Optimization of hybrid CO2 capture processes

Abstract

The study of CO2 capture has primarily focused on analyzing standalone separation technologies, including absorption, adsorption, membranes, and cryogenics, with relatively limited research on integrated and hybrid approaches. This study aims to assess the potential of hybrid membrane and amine-based processes for CO2 capture. A rigorous model of the membrane-based process is developed in Aspen Custom Modeller and integrated with the amine-based process model in the ASPEN simulator. Simulation-based optimization is employed to optimize operating conditions, including process stream flow rates, pressures, temperatures, compositions, and equipment sizing.

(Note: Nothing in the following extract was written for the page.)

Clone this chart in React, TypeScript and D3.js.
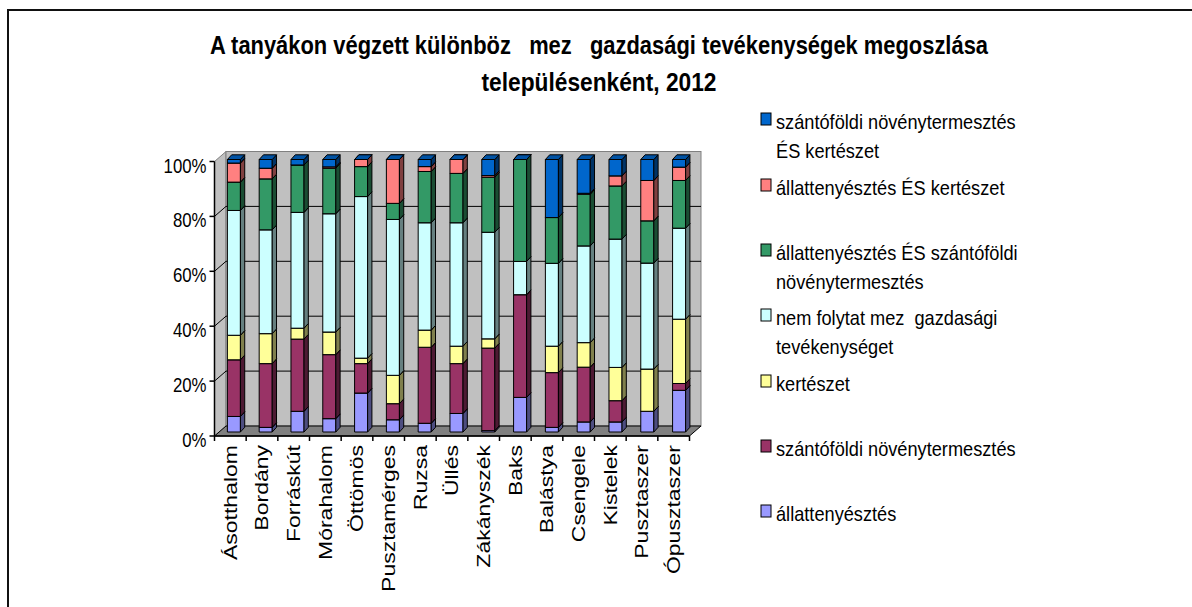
import React from "react";
import * as d3 from "d3";

const towns = [
  "Ásotthalom", "Bordány", "Forráskút", "Mórahalom", "Öttömös", "Pusztamérges", "Ruzsa", "Üllés",
  "Zákányszék", "Baks", "Balástya", "Csengele", "Kistelek", "Pusztaszer", "Ópusztaszer",
];

// percentages per settlement, bottom of the stack first
const allattenyesztes = [5.7, 1.7, 7.6, 4.9, 14.3, 4.5, 3.2, 6.8, 0.5, 12.7, 1.7, 3.7, 3.7, 7.6, 15.3];
const szantofoldi = [20.8, 23.4, 26.5, 23.5, 10.8, 5.9, 27.9, 18.3, 30.3, 37.7, 20.1, 20.1, 7.8, 0, 2.5];
const kerteszet = [9.0, 11.0, 4.0, 8.3, 2.0, 10.4, 6.3, 6.4, 3.4, 0, 9.7, 9.0, 12.2, 15.5, 23.6];
const nemFolytat = [45.8, 38.1, 42.5, 43.4, 59.3, 57.2, 39.4, 45.3, 39.1, 12.2, 30.4, 35.5, 47.1, 38.9, 33.4];
const allatSzanto = [10.4, 18.7, 17.4, 16.7, 11.0, 5.9, 18.8, 18.1, 20.2, 37.4, 16.8, 19.0, 19.5, 15.5, 17.5];
const allatKert = [7.0, 3.9, 0, 0.5, 2.6, 16.1, 1.8, 5.1, 0.6, 0, 0, 0.3, 3.7, 14.8, 4.9];
const szantoKert = [1.3, 3.2, 2.0, 2.7, 0, 0, 2.6, 0, 5.9, 0, 21.3, 12.4, 6.0, 7.7, 2.8];

const seriesKeys = ["allat", "szanto", "kert", "nem", "allatSzanto", "allatKert", "szantoKert"];
const seriesValues = [allattenyesztes, szantofoldi, kerteszet, nemFolytat, allatSzanto, allatKert, szantoKert];
const seriesColors = ["#9999FF", "#993366", "#FFFF99", "#CCFFFF", "#339966", "#FF8080", "#0066CC"];
const seriesLabels = [
  ["állattenyésztés"],
  ["szántóföldi növénytermesztés"],
  ["kertészet"],
  ["nem folytat mez  gazdasági", "tevékenységet"],
  ["állattenyésztés ÉS szántóföldi", "növénytermesztés"],
  ["állattenyésztés ÉS kertészet"],
  ["szántóföldi növénytermesztés", "ÉS kertészet"],
];
// first-line baselines of the legend entries, top entry (last series) first
const legendBaselines = [129, 195, 260, 325, 391, 456, 521];

const yTicks = [0, 20, 40, 60, 80, 100];
const titleLines = [
  "A tanyákon végzett különböz   mez   gazdasági tevékenységek megoszlása",
  "településenként, 2012",
];

const W = 1192;
const H = 607;
const FONT = "'Liberation Sans', Arial, sans-serif";

// back wall and its offset to the front plane
const back = { left: 226, right: 701, top: 151.5, bottom: 426 };
const depth = { x: -11.5, y: 10 };
const bar3d = { x: 4.3, y: -4.7 };

const shade = (c: string, k: number) => {
  const col = d3.rgb(c);
  return d3.rgb(col.r * k, col.g * k, col.b * k).formatHex();
};

export default function App() {
  const rows = towns.map((t, i) => {
    const r: any = { town: t };
    seriesKeys.forEach((k, j) => (r[k] = seriesValues[j][i]));
    return r;
  });
  const stacked = d3.stack().keys(seriesKeys)(rows);

  const yBack = d3.scaleLinear().domain([0, 100]).range([back.bottom, back.top]);
  const yFront = d3.scaleLinear().domain([0, 100]).range([back.bottom + depth.y, back.top + depth.y]);
  const yBar = d3.scaleLinear().domain([0, 100]).range([432, 159.5]);
  const xAxis = d3.scaleBand().domain(towns).range([back.left + depth.x, back.right + depth.x]);
  const xBar = d3
    .scaleBand()
    .domain(towns)
    .range([218, 695])
    .paddingInner(0.59)
    .paddingOuter(0.295);

  const fl = back.left + depth.x;
  const fr = back.right + depth.x;
  const fb = back.bottom + depth.y;
  const ft = back.top + depth.y;
  const bw = xBar.bandwidth();

  const bars: React.ReactNode[] = [];
  towns.forEach((t, i) => {
    const x0 = xBar(t)!;
    const x1 = x0 + bw;
    stacked.forEach((s, j) => {
      const y0 = yBar(s[i][0]);
      const y1 = yBar(s[i][1]);
      const c = seriesColors[j];
      bars.push(
        <g key={`${i}-${j}`} stroke="#000" strokeWidth={1} strokeLinejoin="round">
          <rect x={x0} y={y1} width={bw} height={y0 - y1} fill={c} />
          <polygon
            points={`${x1},${y1} ${x1 + bar3d.x},${y1 + bar3d.y} ${x1 + bar3d.x},${y0 + bar3d.y} ${x1},${y0}`}
            fill={shade(c, 0.5)}
          />
          <polygon
            points={`${x0},${y1} ${x0 + bar3d.x},${y1 + bar3d.y} ${x1 + bar3d.x},${y1 + bar3d.y} ${x1},${y1}`}
            fill={shade(c, 0.8)}
          />
        </g>
      );
    });
  });

  return (
    <svg width={W} height={H} style={{ position: "absolute", left: 0, top: 0, background: "#fff" }}>
      <rect x={8} y={10} width={W + 20} height={H + 20} fill="#fff" stroke="#111" strokeWidth={2} />

      {titleLines.map((l, i) => (
        <text
          key={l}
          x={599}
          y={i === 0 ? 54 : 91}
          textAnchor="middle"
          fontFamily={FONT}
          fontWeight="bold"
          fontSize={25}
          textLength={i === 0 ? 778 : 235}
          lengthAdjust="spacingAndGlyphs"
          style={{ whiteSpace: "pre" }}
        >
          {l}
        </text>
      ))}

      {/* walls */}
      <polygon
        points={`${fl},${ft} ${back.left},${back.top} ${back.left},${back.bottom} ${fl},${fb}`}
        fill="#C0C0C0"
        stroke="#808080"
      />
      <rect
        x={back.left}
        y={back.top}
        width={back.right - back.left}
        height={back.bottom - back.top}
        fill="#C0C0C0"
        stroke="#808080"
      />
      {yTicks.slice(1, -1).map((v) => (
        <g key={v} stroke="#000" strokeWidth={1}>
          <line x1={back.left} x2={back.right} y1={yBack(v)} y2={yBack(v)} />
          <line x1={fl} y1={yFront(v)} x2={back.left} y2={yBack(v)} />
        </g>
      ))}
      <polygon
        points={`${fl},${fb} ${back.left},${back.bottom} ${back.right},${back.bottom} ${fr},${fb}`}
        fill="#808080"
        stroke="#000"
        strokeWidth={1}
      />

      {/* axes */}
      <line x1={fl} x2={fl} y1={ft} y2={fb} stroke="#000" strokeWidth={1.5} />
      <line x1={fl} x2={fr} y1={fb} y2={fb} stroke="#000" strokeWidth={1.5} />
      {yTicks.map((v) => (
        <g key={v}>
          <line x1={fl - 5} x2={fl} y1={yFront(v)} y2={yFront(v)} stroke="#000" strokeWidth={1.5} />
          <text
            transform={`translate(${fl - 8},${yFront(v) + 11}) scale(0.8,1)`}
            textAnchor="end"
            fontFamily={FONT}
            fontSize={21}
            fill="#000"
          >
            {v}%
          </text>
        </g>
      ))}
      {towns.map((t) => (
        <line
          key={t}
          x1={xAxis(t)! + xAxis.bandwidth()}
          x2={xAxis(t)! + xAxis.bandwidth()}
          y1={fb}
          y2={fb + 5}
          stroke="#000"
          strokeWidth={1.5}
        />
      ))}
      <line x1={fl} x2={fl} y1={fb} y2={fb + 5} stroke="#000" strokeWidth={1.5} />
      {towns.map((t) => (
        <text
          key={t}
          transform={`translate(${xAxis(t)! + xAxis.bandwidth() / 2},445) scale(0.77,1) rotate(-90)`}
          dy="0.36em"
          textAnchor="end"
          fontFamily={FONT}
          fontSize={23}
          fill="#000"
        >
          {t}
        </text>
      ))}

      {bars}

      {/* legend, last series on top */}
      {seriesLabels
        .map((lines, j) => ({ lines, j }))
        .reverse()
        .map(({ lines, j }, k) => {
          const b = legendBaselines[k];
          return (
            <g key={j}>
              <rect x={761} y={b - 16} width={10} height={12} fill={seriesColors[j]} stroke="#000" strokeWidth={1} />
              {lines.map((l, li) => (
                <text
                  key={li}
                  transform={`translate(776,${b + li * 29}) scale(0.91,1)`}
                  fontFamily={FONT}
                  fontSize={20}
                  fill="#000"
                  style={{ whiteSpace: "pre" }}
                >
                  {l}
                </text>
              ))}
            </g>
          );
        })}
    </svg>
  );
}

Various alternative designs are in-depth analyzed and compared in terms of their merits, identifying novel integration opportunities for coupling membrane and amine-based processes through innovative heat exchanger configurations rather than conventional sequential setups. These novel integration schemas are cost-effectiveness due to the significant reductions on steam, cooling water, and heat transfer área requirements. This work contributes to the development of more effective CO2 capture strategies. The outcomes present valuable insights into combining existing technologies to advance the field of carbon capture. These findings provide a foundation for future works in optimizing hybrid CO2 capture processes, taking into account energy and cost considerations, environmental impact, as well as flexibility and controllability aspects.